Recently, the Southern California Association of Governments voted on new housing development goals for the region for the coming decade. Its vote requires cities and counties to make plans to zone for up to 1.34 million new homes by the end of the decade.
The need to build additional new housing in California is without question. Housing prices have soared to record highs lately, even in the midst of the Covid-19 pandemic. The latest figures from February from the California Association of Realtors show that median sales prices jumped 18 percent over the last year in Southern California and 26.5 percent in the Bay Area.
Unfortunately, opponents of new housing have used the California Environmental Quality Act (CEQA) as weapons to block projects they oppose time and time again.
On an upcoming episode of PRI’s “Next Round” podcast, Nolan Gray says that CEQA, as currently applied, “ends up throwing sand in the gears of any necessary change or improvement in the state, and ultimately makes things like housing much, much more expensive.”
He spoke of cases where “non-profits or even for-profit developers have tried to build the housing that already the state makes so difficult to build” then having to face “bad faith litigation by people exploiting some of these environmental review regulations.”
In the latest example, a Los Angeles Superior Court judge has temporarily put the brakes on a large housing project just north of Los Angeles that would bring much-needed new housing to the region.
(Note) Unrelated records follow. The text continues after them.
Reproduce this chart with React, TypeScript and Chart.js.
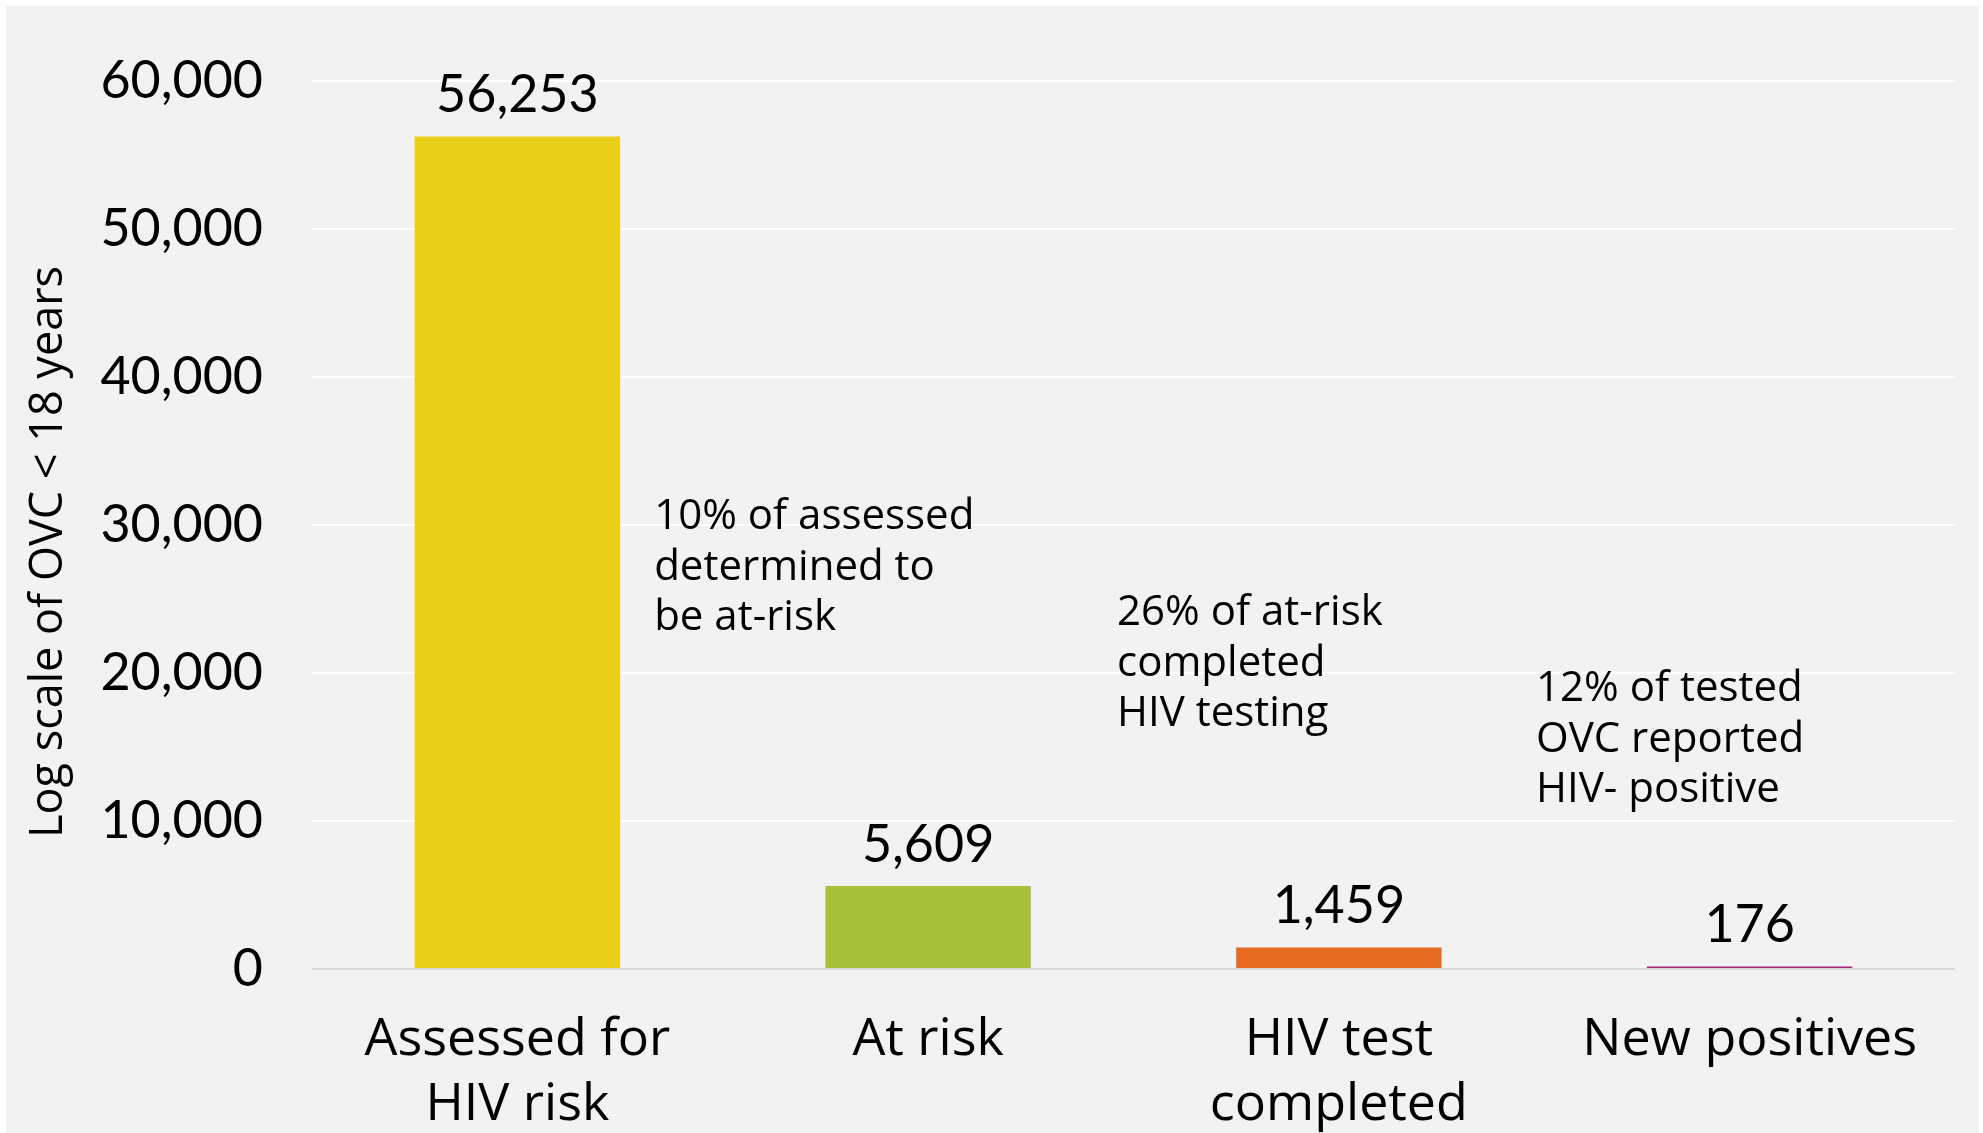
import React, { useEffect, useRef } from "react";
import { Chart, registerables } from "chart.js";

Chart.register(...registerables);

const categories: string[][] = [
  ["Assessed for", "HIV risk"],
  ["At risk"],
  ["HIV test", "completed"],
  ["New positives"],
];
const values: number[] = [56253, 5609, 1459, 176];
const barColors: string[] = ["#EACF1A", "#A7C13A", "#E66A21", "#A62A7E"];
const yTicks: number[] = [0, 10000, 20000, 30000, 40000, 50000, 60000];
const yTitle = "Log scale of OVC < 18 years";

const noteLines: string[][] = [
  ["10% of assessed", "determined to", "be at-risk"],
  ["26% of at-risk", "completed", "HIV testing"],
  ["12% of tested", "OVC reported", "HIV- positive"],
];
// anchors in data space: x = category index position, y = value of first line
const noteX: number[] = [0.333, 1.46, 2.48];
const noteY: number[] = [30530, 24030, 18900];

const NUM_FONT = "Lato";
const TXT_FONT = "'Open Sans'";

const fmt = (v: number) => v.toLocaleString("en-US");

export default function App() {
  const ref = useRef<HTMLCanvasElement>(null);

  useEffect(() => {
    document.body.style.margin = "0";
    const canvas = ref.current!;
    const bgPlugin = {
      id: "bg",
      beforeDraw(chart: any) {
        const c = chart.ctx;
        c.save();
        c.fillStyle = "#ffffff";
        c.fillRect(0, 0, chart.width, chart.height);
        c.fillStyle = "#f2f2f2";
        c.fillRect(6, 6, chart.width - 10, chart.height);
        c.restore();
      },
    };
    const labelPlugin = {
      id: "labels",
      afterDatasetsDraw(chart: any) {
        const c = chart.ctx;
        const meta = chart.getDatasetMeta(0);
        const xs = chart.scales.x;
        const ys = chart.scales.y;
        c.save();
        c.fillStyle = "#000000";
        c.textAlign = "center";
        c.textBaseline = "middle";
        c.font = `52px ${NUM_FONT}`;
        meta.data.forEach((bar: any, i: number) => {
          c.fillText(fmt(values[i]), bar.x, bar.y - 41);
        });
        c.textAlign = "left";
        c.font = `42px ${TXT_FONT}`;
        noteLines.forEach((lines, i) => {
          const step = xs.getPixelForValue(1) - xs.getPixelForValue(0);
          const x = xs.getPixelForValue(0) + noteX[i] * step;
          const y0 = ys.getPixelForValue(noteY[i]);
          lines.forEach((t, j) => c.fillText(t, x, y0 + j * 50.5));
        });
        // y axis title
        c.save();
        c.translate(49, (ys.top + ys.bottom) / 2 + 27);
        c.rotate(-Math.PI / 2);
        c.textAlign = "center";
        c.textBaseline = "middle";
        c.font = `45px ${TXT_FONT}`;
        c.fillText(yTitle, 0, 0);
        c.restore();
        c.restore();
      },
    };

    const chart = new Chart(canvas, {
      type: "bar",
      data: {
        labels: categories,
        datasets: [
          {
            data: values,
            backgroundColor: barColors,
            borderWidth: 0,
            categoryPercentage: 0.5,
            barPercentage: 1.0,
          },
        ],
      },
      options: {
        animation: false,
        responsive: false,
        maintainAspectRatio: false,
        devicePixelRatio: 1,
        layout: { padding: { left: 0, top: 81, right: 28, bottom: 0 } },
        plugins: {
          legend: { display: false },
          tooltip: { enabled: false },
          title: { display: false },
        },
        scales: {
          x: {
            grid: { display: false, drawTicks: false },
            border: { display: false },
            ticks: {
              color: "#000000",
              font: { family: TXT_FONT, size: 52, lineHeight: 1.25 },
              padding: 39,
              maxRotation: 0,
              autoSkip: false,
            },
            afterFit(scale: any) {
              scale.height = 164;
            },
          },
          y: {
            min: 0,
            max: 60000,
            afterBuildTicks(scale: any) {
              scale.ticks = yTicks.map((v) => ({ value: v }));
            },
            grid: {
              drawTicks: false,
              lineWidth: 2,
              color: (ctx: any) => (ctx.tick && ctx.tick.value === 0 ? "#d9d9d9" : "#ffffff"),
            },
            border: { display: false },
            ticks: {
              color: "#000000",
              font: { family: NUM_FONT, size: 52 },
              padding: 49,
              callback: (v: any) => fmt(Number(v)),
            },
            title: { display: false, text: yTitle },
            afterFit(scale: any) {
              scale.width = 312;
            },
          },
        },
      },
      plugins: [bgPlugin, labelPlugin],
    });
    return () => chart.destroy();
  }, []);

  return (
    <div style={{ position: "absolute", left: 0, top: 0, width: 1983, height: 1133 }}>
      <canvas ref={ref} width={1983} height={1133} style={{ width: 1983, height: 1133, display: "block" }} />
    </div>
  );
}
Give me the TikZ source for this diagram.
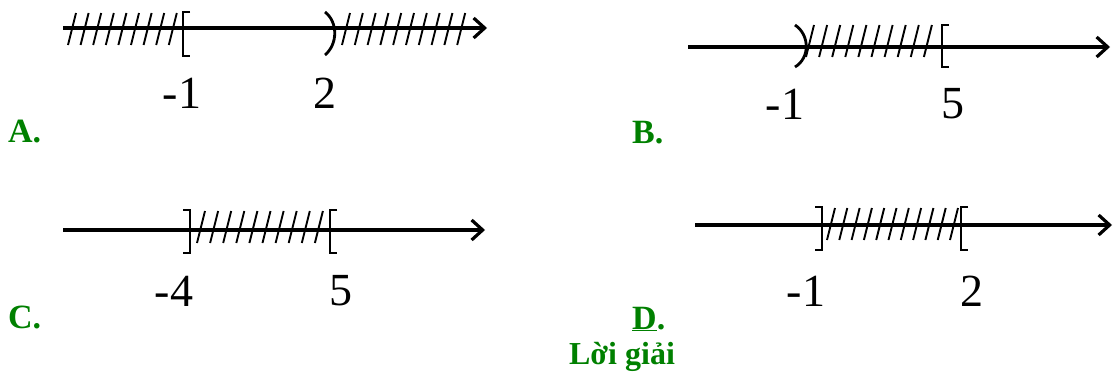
\documentclass[tikz,border=0pt]{standalone}
\usepackage{fontspec}
\setmainfont{Liberation Serif}
\usetikzlibrary{arrows.meta}
\definecolor{ansgreen}{RGB}{0,128,0}
\tikzset{
  axis/.style={line width=3.6pt, -{Straight Barb[length=11pt,width=20pt,line width=3.2pt]}},
  hatch/.style={line width=1.9pt},
  brk/.style={line width=2.8pt},
  num/.style={font=\fontsize{46}{52}\selectfont, inner sep=0pt},
  opt/.style={font=\fontsize{34}{38}\selectfont\bfseries, text=ansgreen, inner sep=0pt, anchor=west}
}
\begin{document}
\begin{tikzpicture}[x=1pt,y=-1pt]
\useasboundingbox (0,0) rectangle (1113,378);
% ---------- A ----------
\coordinate (aS) at (63,28);
\coordinate (aE) at (487,28);
\draw[axis] (aS) -- (aE);
\foreach \i in {0,...,8} \draw[hatch] ({68+12.6*\i},45) -- ({76+12.6*\i},13);
\foreach \i in {0,...,9} \draw[hatch] ({342+12.8*\i},45) -- ({350+12.8*\i},13);
\draw[brk] (190,12) -- (183,12) -- (183,56) -- (190,56);
\draw[brk] (325,12) .. controls (338,22) and (338,44) .. (325,55);
\node[num] (a1) at (182,93) {-1};
\node[num] (a2) at (325,93) {2};
\node[opt] (A) at (8,132) {A.};
% ---------- B ----------
\coordinate (bS) at (688,47);
\coordinate (bE) at (1110,47);
\draw[axis] (bS) -- (bE);
\foreach \i in {0,...,9} \draw[hatch] ({806+13.1*\i},57) -- ({814+13.1*\i},25);
\draw[brk] (795,25) .. controls (810,35) and (810,58) .. (795,67);
\draw[brk] (949,25) -- (942,25) -- (942,67) -- (949,67);
\node[num] (b1) at (785,104) {-1};
\node[num] (b2) at (953,104) {5};
\node[opt] (B) at (632,133) {B.};
% ---------- C ----------
\coordinate (cS) at (63,230);
\coordinate (cE) at (485,230);
\draw[axis] (cS) -- (cE);
\foreach \i in {0,...,9} \draw[hatch] ({197+13.1*\i},243) -- ({205+13.1*\i},211);
\draw[brk] (183,210) -- (190,210) -- (190,253) -- (183,253);
\draw[brk] (337,210) -- (330,210) -- (330,253) -- (337,253);
\node[num] (c1) at (174,291) {-4};
\node[num] (c2) at (341,291) {5};
\node[opt] (C) at (8,317) {C.};
% ---------- D ----------
\coordinate (dS) at (695,225);
\coordinate (dE) at (1112,225);
\draw[axis] (dS) -- (dE);
\foreach \i in {0,...,10} \draw[hatch] ({827+12.3*\i},240) -- ({835+12.3*\i},208);
\draw[brk] (815,207) -- (822,207) -- (822,250) -- (815,250);
\draw[brk] (968,207) -- (961,207) -- (961,250) -- (968,250);
\node[num] (d1) at (806,291) {-1};
\node[num] (d2) at (972,291) {2};
\node[opt] (D) at (632,319) {\underline{D}.};
\node[font=\fontsize{32}{36}\selectfont\bfseries, text=ansgreen, inner sep=0pt] (sol) at (622,357) {Lời giải};
\end{tikzpicture}
\end{document}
According to the Los Angeles Daily News, “the Los Angeles County Board of Supervisors in April 2019 gave final approval to the specific plan for Centennial at Tejon Ranch, a master planned mixed-use residential community located in the northwest Los Angeles County section of Tejon Ranch.” The project plans called for the construction of more than 19,000 new homes, plus more than 10 million square feet of new commercial space – and would have helped the region make progress toward the new housing goals.
The project has been in the works for two decades and the builder has bent over backwards to work with environmentalists. According to the Los Angeles Times, “the company brokered an agreement with several major environmental organizations in 2008 to conserve 240,000 acres of undeveloped mountains, grasslands and twisted oaks that are home to such species of wildlife as California condors and mountain lions” in exchange for the groups not suing to try and block it.
Yet groups including Climate Resolve, the Center for Biological Diversity and the California Native Plant Society filed 23 claims anyway, citing potential CEQA violations. While the judge dismissed 20 of the claims, he agreed with their claims that the environmental impact report approved by LA County did not properly account for the project’s impact on emissions or wildfire risk and improperly claimed cap and trade would reduce its potential emissions.
While the ruling does not kill the project, it certainly has a much more uncertain future now. The Bakersfield Californian reports that Tejon Ranch president and CEO Gregory Bielli said after the ruling, “environmental impact reports are extremely lengthy, complex documents, and it’s difficult to get everything perfect the first time out.”
The Hon. Dan Kolkey, PRI board member, has outlined several common-sense reforms to fix serious flaws in CEQA that are holding up housing construction projects across the state. Noting that environmental impact reports have “morphed into a high-priced speed trap,” one reform he suggests would clarify the law to prevent courts from overturning a project approval where omitted information would not have affected its approval and did not affect the public’s ability to evaluate its impacts. Such a reform might have helped resolve the dispute in the Tejon Ranch case.
Efforts to reform California’s costly and complicated environmental law routinely run into roadblocks in Sacramento. This is despite the fact that Democrats and Republicans alike speak of the importance of removing roadblocks to building new housing. Until the Legislature acts, CEQA will continue to stand in the way of Californians looking for relief from skyrocketing home prices.
Tim Anaya is the Pacific Research Institute’s senior director of communications and the Sacramento office.